Wes Gordon (WG): Fashion is about community, optimism and hope. While this may be a challenging time for the industry as a whole, it is our job to reach out, listen and think of ways that we can support our communities in every possible way to make positive impact.
How would you describe Carolina Herrera’s charitable and social commitment? Why is this initiative special?
CH: The brand has collaborated over the past decade with different initiatives like the fight against Breast Cancer, children’s welfare and access to education for development. This new project responds to a very urgent matter, a situation impossible to have imagined only months ago. In regard to this pandemic, we decided to analyse the situation and respond quickly and coherently but not too soon. That is why we have created a project that goes beyond a one-shot initiative: the first phase of this action will go on until 31 Dec 2020.

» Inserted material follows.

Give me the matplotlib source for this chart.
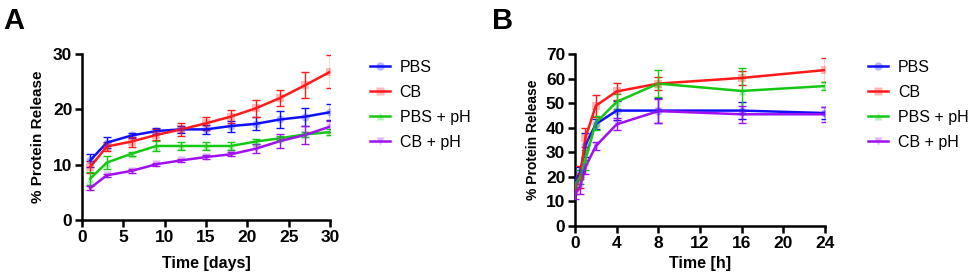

It is a very ambitious plan, but we have been lucky to find the perfect partner to work with as there are few non-profits with the knowledge and experience of the Red Cross––an organization that focuses COVID-19 relief efforts in the contention of the pandemic and the attention to those most vulnerable. We are proud to collaborate with their global teams on this initiative, and Carolina Herrera Heart for Hope is born with the desire to endure. In the future we would love to collaborate with other organisations that share our same values.
You’ve decided to build this initiative around handbags. What do they mean to the brand?
WG: Handbags are a very important pillar of our brand at Carolina Herrera, handmade in Spain by the best artisans with the utmost attention, care and skill. Our leather goods are a representation of who we are – quality, integrity and the ability to stand the test of time. It is these values that are reflected in the founding of the Heart for Hope project.
What role does craftsmanship play in this project?
CH: Our Leather Atelier in Spain is one of the most magical landmarks for the brand. It is there that every design goes through the filter of tradition, artisanal work and a demand for quality alien to trends or time. We create pieces with names of their own: Andy, Matrioshka, Bimba and the most recent additions to the family: Insignia, Metropolitan, Initials and Doma. All of these hold immense importance and value to us and we want to put them at the service of those in need. It makes me truly happy to know that in the upcoming months, when someone decides to purchase a Carolina Herrera handbag, they acquire not only a beautiful and lasting object, but also one that represents the courage, empathy and generosity that we can give as a community. A handbag as a symbol of hope.
What role did solidarity and empathy play in your upbringing, and how are you applying it to aid a global pandemic?
CH: When someone enjoys certain privileges they have the obligation to give something back to society. This is something that has always been present in our home; my parents brought us up with this principle. We always try to lend a helping hand with initiatives where we can make change in a significant and coherent manner. Solidarity, empathy and love are values that I would want to define us as a brand.
For example, our CH PINK initiative has been helping the fight against breast cancer for the past eleven years. The 212 Urban Run has taken place in Argentina for the past seven years with proceeds going to the Fundación Garrahan, dedicated to giving homes to children who have to be in Buenos Aires for medical treatment. Last year we launched our collaboration with As Valquirias in Brazil, a project that helps women and children in the less developed favelas. Now, we won’t give up in the relief of the COVID-19 crisis.